_SET PROBLEM_
Search the listing for "that" and copy every line where it appears.

_DATA FOR THIS TASK_
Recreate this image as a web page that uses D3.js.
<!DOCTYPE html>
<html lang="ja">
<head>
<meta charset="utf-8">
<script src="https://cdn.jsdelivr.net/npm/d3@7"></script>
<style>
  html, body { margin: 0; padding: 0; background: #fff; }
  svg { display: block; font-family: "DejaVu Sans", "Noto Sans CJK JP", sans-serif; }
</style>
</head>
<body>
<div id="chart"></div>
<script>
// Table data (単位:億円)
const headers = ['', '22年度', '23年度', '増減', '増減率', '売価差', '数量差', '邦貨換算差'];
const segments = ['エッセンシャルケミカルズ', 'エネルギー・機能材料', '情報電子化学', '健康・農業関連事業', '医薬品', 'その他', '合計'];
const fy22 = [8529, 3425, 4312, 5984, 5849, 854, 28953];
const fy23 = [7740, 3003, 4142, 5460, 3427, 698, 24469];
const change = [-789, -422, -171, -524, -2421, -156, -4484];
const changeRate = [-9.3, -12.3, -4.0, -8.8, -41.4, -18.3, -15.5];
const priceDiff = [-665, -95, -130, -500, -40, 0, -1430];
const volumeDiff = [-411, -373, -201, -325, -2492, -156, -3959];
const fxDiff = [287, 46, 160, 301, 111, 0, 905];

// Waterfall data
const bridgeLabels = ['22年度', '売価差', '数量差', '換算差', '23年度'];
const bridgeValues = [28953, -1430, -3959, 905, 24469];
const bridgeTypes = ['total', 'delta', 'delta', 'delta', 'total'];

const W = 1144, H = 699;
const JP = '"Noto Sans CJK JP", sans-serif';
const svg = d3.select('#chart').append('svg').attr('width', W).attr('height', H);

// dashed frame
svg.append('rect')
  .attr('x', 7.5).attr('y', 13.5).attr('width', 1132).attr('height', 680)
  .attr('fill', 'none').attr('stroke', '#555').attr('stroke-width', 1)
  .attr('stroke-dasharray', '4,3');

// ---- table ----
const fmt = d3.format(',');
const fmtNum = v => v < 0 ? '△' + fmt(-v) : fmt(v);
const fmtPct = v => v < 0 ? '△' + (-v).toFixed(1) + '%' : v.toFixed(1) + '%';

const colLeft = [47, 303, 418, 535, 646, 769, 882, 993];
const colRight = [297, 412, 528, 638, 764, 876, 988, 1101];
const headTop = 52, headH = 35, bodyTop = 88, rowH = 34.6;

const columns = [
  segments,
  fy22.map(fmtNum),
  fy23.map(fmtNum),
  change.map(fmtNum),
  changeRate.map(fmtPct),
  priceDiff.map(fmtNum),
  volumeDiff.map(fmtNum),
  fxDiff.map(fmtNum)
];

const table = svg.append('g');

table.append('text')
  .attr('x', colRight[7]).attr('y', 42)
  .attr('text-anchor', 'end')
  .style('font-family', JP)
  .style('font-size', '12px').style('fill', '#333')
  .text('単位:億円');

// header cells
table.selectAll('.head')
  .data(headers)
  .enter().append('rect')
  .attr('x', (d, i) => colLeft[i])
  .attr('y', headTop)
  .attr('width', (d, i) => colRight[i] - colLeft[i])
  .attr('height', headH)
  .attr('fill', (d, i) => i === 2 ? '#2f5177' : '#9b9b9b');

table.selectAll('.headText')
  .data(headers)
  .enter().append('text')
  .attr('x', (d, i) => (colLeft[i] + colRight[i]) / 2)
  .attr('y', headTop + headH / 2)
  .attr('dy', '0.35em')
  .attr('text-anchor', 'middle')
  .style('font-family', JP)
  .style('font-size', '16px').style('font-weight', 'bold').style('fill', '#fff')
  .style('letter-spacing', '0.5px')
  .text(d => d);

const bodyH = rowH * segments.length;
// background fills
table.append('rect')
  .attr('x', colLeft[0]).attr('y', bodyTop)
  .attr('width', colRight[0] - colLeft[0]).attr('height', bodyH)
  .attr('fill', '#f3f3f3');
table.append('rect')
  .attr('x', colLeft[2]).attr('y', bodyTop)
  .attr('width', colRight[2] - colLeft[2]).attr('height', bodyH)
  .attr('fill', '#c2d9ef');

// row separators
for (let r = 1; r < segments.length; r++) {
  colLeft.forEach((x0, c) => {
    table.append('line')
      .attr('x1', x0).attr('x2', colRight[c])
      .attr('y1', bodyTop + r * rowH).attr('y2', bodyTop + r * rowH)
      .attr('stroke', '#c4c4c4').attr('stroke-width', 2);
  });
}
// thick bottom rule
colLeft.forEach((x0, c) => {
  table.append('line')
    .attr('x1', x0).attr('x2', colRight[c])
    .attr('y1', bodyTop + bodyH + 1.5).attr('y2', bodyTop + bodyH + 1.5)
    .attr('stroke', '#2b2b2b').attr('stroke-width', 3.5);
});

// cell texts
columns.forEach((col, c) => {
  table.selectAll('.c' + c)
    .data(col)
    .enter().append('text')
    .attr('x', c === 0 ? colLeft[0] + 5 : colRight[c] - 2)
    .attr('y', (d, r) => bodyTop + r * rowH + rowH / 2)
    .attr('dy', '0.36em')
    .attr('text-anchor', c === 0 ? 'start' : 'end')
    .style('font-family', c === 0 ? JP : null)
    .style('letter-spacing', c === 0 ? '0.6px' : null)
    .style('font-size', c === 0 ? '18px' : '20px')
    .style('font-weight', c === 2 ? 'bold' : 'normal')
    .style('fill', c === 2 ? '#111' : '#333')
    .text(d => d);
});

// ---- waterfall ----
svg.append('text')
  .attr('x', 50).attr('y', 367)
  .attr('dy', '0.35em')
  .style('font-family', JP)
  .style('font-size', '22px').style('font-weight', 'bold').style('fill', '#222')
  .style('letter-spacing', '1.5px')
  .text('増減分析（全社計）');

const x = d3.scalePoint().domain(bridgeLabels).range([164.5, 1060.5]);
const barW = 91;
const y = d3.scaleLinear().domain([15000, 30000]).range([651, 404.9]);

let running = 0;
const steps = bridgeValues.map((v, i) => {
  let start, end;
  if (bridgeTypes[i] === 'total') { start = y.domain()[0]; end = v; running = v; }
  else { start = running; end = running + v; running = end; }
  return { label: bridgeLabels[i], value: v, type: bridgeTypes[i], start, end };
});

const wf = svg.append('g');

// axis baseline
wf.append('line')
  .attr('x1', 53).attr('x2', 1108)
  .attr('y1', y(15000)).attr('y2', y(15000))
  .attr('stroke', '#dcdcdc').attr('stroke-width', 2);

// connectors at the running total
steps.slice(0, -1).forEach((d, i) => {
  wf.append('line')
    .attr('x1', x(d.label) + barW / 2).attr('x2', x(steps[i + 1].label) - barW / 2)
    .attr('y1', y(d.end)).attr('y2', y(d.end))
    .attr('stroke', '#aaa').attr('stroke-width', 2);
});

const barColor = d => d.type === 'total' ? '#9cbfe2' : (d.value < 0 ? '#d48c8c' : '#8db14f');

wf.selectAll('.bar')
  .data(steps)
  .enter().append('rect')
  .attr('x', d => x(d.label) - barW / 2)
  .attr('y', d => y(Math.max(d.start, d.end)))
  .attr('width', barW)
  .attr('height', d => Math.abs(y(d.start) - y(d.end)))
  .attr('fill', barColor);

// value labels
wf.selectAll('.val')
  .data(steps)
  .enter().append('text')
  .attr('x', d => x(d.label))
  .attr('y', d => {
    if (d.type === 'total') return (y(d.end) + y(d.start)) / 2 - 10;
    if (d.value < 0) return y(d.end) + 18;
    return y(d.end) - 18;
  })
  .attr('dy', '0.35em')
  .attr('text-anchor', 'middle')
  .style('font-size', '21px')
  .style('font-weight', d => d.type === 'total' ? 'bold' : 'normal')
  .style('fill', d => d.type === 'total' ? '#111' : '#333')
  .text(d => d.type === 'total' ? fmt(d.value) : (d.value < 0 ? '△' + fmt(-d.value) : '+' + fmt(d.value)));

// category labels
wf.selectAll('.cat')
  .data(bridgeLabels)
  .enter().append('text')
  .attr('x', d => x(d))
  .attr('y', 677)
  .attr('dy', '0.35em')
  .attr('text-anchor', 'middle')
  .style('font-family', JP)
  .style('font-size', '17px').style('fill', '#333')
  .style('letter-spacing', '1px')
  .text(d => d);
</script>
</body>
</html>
==
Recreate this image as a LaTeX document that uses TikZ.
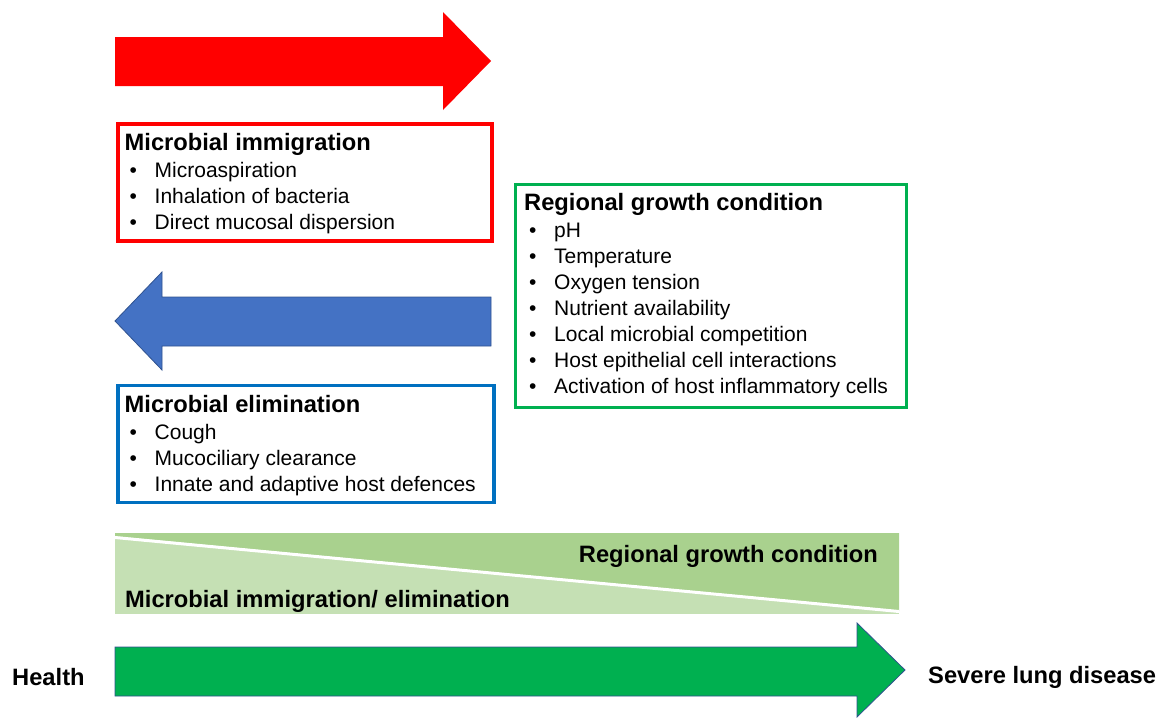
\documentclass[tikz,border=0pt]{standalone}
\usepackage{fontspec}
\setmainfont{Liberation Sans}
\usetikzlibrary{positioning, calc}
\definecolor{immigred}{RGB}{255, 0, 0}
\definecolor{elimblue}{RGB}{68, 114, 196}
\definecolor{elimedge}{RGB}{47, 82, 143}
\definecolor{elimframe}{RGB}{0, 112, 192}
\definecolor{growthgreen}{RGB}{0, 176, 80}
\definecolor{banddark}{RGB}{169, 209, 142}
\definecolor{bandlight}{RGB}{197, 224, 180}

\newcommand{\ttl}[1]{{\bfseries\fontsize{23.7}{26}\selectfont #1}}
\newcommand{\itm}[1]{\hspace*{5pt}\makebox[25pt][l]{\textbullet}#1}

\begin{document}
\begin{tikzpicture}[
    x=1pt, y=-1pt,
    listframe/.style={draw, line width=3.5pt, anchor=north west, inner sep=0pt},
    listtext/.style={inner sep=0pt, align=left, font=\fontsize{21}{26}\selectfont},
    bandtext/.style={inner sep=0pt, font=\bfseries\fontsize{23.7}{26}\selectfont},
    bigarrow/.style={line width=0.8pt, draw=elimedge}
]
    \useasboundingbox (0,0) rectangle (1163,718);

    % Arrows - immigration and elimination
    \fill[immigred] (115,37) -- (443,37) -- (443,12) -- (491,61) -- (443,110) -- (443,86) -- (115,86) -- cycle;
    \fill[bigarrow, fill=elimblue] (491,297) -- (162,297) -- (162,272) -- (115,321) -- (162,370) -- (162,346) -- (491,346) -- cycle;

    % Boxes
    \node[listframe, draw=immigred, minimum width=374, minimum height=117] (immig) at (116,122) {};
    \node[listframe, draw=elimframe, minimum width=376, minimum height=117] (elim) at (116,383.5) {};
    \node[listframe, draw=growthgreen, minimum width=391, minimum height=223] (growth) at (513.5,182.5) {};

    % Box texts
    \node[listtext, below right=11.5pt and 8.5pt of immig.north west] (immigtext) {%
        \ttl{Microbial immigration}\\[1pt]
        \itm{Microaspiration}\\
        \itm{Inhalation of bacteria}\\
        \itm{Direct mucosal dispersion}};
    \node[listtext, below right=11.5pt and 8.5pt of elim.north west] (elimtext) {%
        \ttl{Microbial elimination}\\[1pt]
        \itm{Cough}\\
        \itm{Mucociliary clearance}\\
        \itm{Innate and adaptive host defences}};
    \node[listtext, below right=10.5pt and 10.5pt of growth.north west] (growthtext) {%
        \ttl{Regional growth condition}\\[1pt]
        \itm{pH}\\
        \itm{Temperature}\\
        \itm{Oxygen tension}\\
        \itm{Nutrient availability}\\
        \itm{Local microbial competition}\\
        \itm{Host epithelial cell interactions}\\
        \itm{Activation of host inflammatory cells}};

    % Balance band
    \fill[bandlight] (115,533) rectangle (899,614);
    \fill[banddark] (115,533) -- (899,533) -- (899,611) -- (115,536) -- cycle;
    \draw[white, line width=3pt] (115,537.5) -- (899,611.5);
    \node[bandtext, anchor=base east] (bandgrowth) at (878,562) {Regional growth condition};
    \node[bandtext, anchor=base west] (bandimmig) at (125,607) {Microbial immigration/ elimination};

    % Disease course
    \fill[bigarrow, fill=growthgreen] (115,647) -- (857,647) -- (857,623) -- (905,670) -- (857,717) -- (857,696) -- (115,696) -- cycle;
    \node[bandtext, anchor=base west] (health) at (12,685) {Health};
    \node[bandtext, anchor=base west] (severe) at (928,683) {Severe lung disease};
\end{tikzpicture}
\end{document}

_FINAL RESULT_
Recreate this image as a web page that uses D3.js.
Recreate this image as a LaTeX document that uses TikZ.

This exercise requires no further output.